#### [SUPPLIED MATERIAL]
· · · ·
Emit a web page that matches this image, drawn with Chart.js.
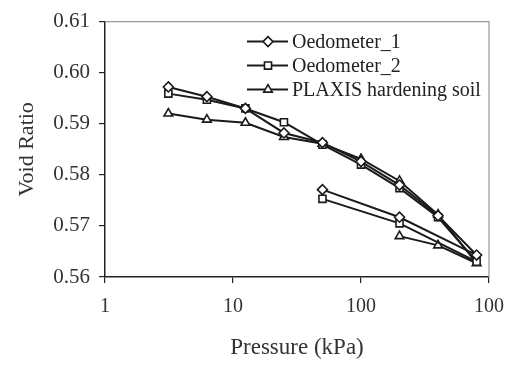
<!DOCTYPE html>
<html>
<head>
<meta charset="utf-8">
<script src="https://cdn.jsdelivr.net/npm/chart.js@4/dist/chart.umd.min.js"></script>
<style>
  html, body { margin: 0; padding: 0; background: #fff; }
  #wrap { width: 516px; height: 365px; }
</style>
</head>
<body>
<div id="wrap"><canvas id="chart" width="516" height="365"></canvas></div>
<script>
// pressure steps (kPa) and void ratios
const oedo1X = [3.125, 6.25, 12.5, 25, 50, 100, 200, 400, 800, 200, 50];
const oedo1Y = [0.5972, 0.5953, 0.5930, 0.5882, 0.5863, 0.5826, 0.5780, 0.5720, 0.5643, 0.5717, 0.5771];

const oedo2X = [3.125, 6.25, 12.5, 25, 50, 100, 200, 400, 800, 200, 50];
const oedo2Y = [0.5959, 0.5947, 0.5930, 0.5903, 0.5859, 0.5820, 0.5774, 0.5717, 0.5630, 0.5705, 0.5753];

const plaxisX = [3.125, 6.25, 12.5, 25, 50, 100, 200, 400, 800, 400, 200];
const plaxisY = [0.5920, 0.5908, 0.5902, 0.5874, 0.5861, 0.5831, 0.5788, 0.5722, 0.5627, 0.5662, 0.5680];

const seriesNames = ["Oedometer_1", "Oedometer_2", "PLAXIS hardening soil"];
const xTicks = [1, 10, 100, 1000];
const xTickLabels = ["1", "10", "100", "100"];
const yTicks = [0.56, 0.57, 0.58, 0.59, 0.60, 0.61];

const serif = "'Liberation Serif', 'Times New Roman', serif";

function pts(xs, ys) {
  return xs.map((x, i) => ({ x: x, y: ys[i] }));
}

function makeSet(label, data, style) {
  return {
    label: label,
    data: data,
    showLine: true,
    borderColor: "#1a1a1a",
    borderWidth: 2,
    pointStyle: style,
    pointRadius: style === "triangle" ? 5 : 5,
    pointBackgroundColor: "#fff",
    pointBorderColor: "#1a1a1a",
    pointBorderWidth: 1.6,
    tension: 0
  };
}

// gray frame on top/right like the original
const framePlugin = {
  id: "frame",
  beforeDatasetsDraw(chart) {
    const a = chart.chartArea, c = chart.ctx;
    c.save();
    c.strokeStyle = "#999";
    c.lineWidth = 1.2;
    c.beginPath();
    c.moveTo(a.left, a.top);
    c.lineTo(a.right, a.top);
    c.lineTo(a.right, a.bottom);
    c.stroke();
    c.restore();
  }
};

// legend inside the plot, line + marker + label
const legendPlugin = {
  id: "innerLegend",
  afterDraw(chart) {
    const a = chart.chartArea, c = chart.ctx;
    c.save();
    c.font = "20px " + serif;
    c.textBaseline = "middle";
    chart.data.datasets.forEach((ds, i) => {
      const y = a.top + 20 + i * 24;
      const x0 = a.left + 142;
      c.strokeStyle = "#1a1a1a";
      c.lineWidth = 2;
      c.beginPath();
      c.moveTo(x0, y);
      c.lineTo(x0 + 41, y);
      c.stroke();
      c.fillStyle = "#fff";
      c.lineWidth = 1.6;
      Chart.helpers.drawPoint(c, { pointStyle: ds.pointStyle, radius: ds.pointRadius, rotation: 0, borderWidth: 1.6 }, x0 + 21, y);
      c.fillStyle = "#222";
      c.fillText(ds.label, x0 + 45, y + 1);
    });
    c.restore();
  }
};

new Chart(document.getElementById("chart"), {
  type: "scatter",
  data: {
    datasets: [
      makeSet(seriesNames[0], pts(oedo1X, oedo1Y), "rectRot"),
      makeSet(seriesNames[1], pts(oedo2X, oedo2Y), "rect"),
      makeSet(seriesNames[2], pts(plaxisX, plaxisY), "triangle")
    ]
  },
  options: {
    responsive: false,
    animation: false,
    layout: { padding: { top: 19, right: 18, bottom: 0, left: 0 } },
    plugins: { legend: { display: false }, tooltip: { enabled: false } },
    scales: {
      x: {
        type: "logarithmic",
        min: 1,
        max: 1000,
        afterBuildTicks(s) { s.ticks = xTicks.map(v => ({ value: v })); },
        afterFit(s) { s.height = 88; },
        ticks: {
          color: "#333",
          font: { family: serif, size: 20 },
          padding: 12,
          maxRotation: 0,
          autoSkip: false,
          callback(v) { const i = xTicks.indexOf(v); return i >= 0 ? xTickLabels[i] : ""; }
        },
        grid: { drawOnChartArea: false, drawTicks: true, tickLength: 6, color: "#222", lineWidth: 1.2 },
        border: { color: "#222", width: 1.5 },
        title: {
          display: true,
          text: "Pressure (kPa)",
          color: "#333",
          font: { family: serif, size: 23, lineHeight: 1 },
          padding: { top: 0, bottom: 6 }
        }
      },
      y: {
        min: 0.56,
        max: 0.61,
        afterBuildTicks(s) { s.ticks = yTicks.map(v => ({ value: v })); },
        afterFit(s) { s.width = 105; },
        ticks: {
          color: "#333",
          font: { family: serif, size: 21 },
          padding: 9,
          callback(v) { return v.toFixed(2); }
        },
        grid: { drawOnChartArea: false, drawTicks: true, tickLength: 6, color: "#222", lineWidth: 1.2 },
        border: { color: "#222", width: 1.5 },
        title: {
          display: true,
          text: "Void Ratio",
          color: "#333",
          font: { family: serif, size: 22, lineHeight: 1 },
          padding: { top: 16, bottom: 0 }
        }
      }
    }
  },
  plugins: [framePlugin, legendPlugin]
});
</script>
</body>
</html>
· · · ·
#### [WHAT IS EXPECTED]
Repeat, word for word and with no pictures, only the lines running from the beginning of the data to the line that contains "0.5627, 0.5662, 0.5680];".

#### [EXERCISE RESPONSE]
Emit a web page that matches this image, drawn with Chart.js.
<!DOCTYPE html>
<html>
<head>
<meta charset="utf-8">
<script src="https://cdn.jsdelivr.net/npm/chart.js@4/dist/chart.umd.min.js"></script>
<style>
  html, body { margin: 0; padding: 0; background: #fff; }
  #wrap { width: 516px; height: 365px; }
</style>
</head>
<body>
<div id="wrap"><canvas id="chart" width="516" height="365"></canvas></div>
<script>
// pressure steps (kPa) and void ratios
const oedo1X = [3.125, 6.25, 12.5, 25, 50, 100, 200, 400, 800, 200, 50];
const oedo1Y = [0.5972, 0.5953, 0.5930, 0.5882, 0.5863, 0.5826, 0.5780, 0.5720, 0.5643, 0.5717, 0.5771];

const oedo2X = [3.125, 6.25, 12.5, 25, 50, 100, 200, 400, 800, 200, 50];
const oedo2Y = [0.5959, 0.5947, 0.5930, 0.5903, 0.5859, 0.5820, 0.5774, 0.5717, 0.5630, 0.5705, 0.5753];

const plaxisX = [3.125, 6.25, 12.5, 25, 50, 100, 200, 400, 800, 400, 200];
const plaxisY = [0.5920, 0.5908, 0.5902, 0.5874, 0.5861, 0.5831, 0.5788, 0.5722, 0.5627, 0.5662, 0.5680];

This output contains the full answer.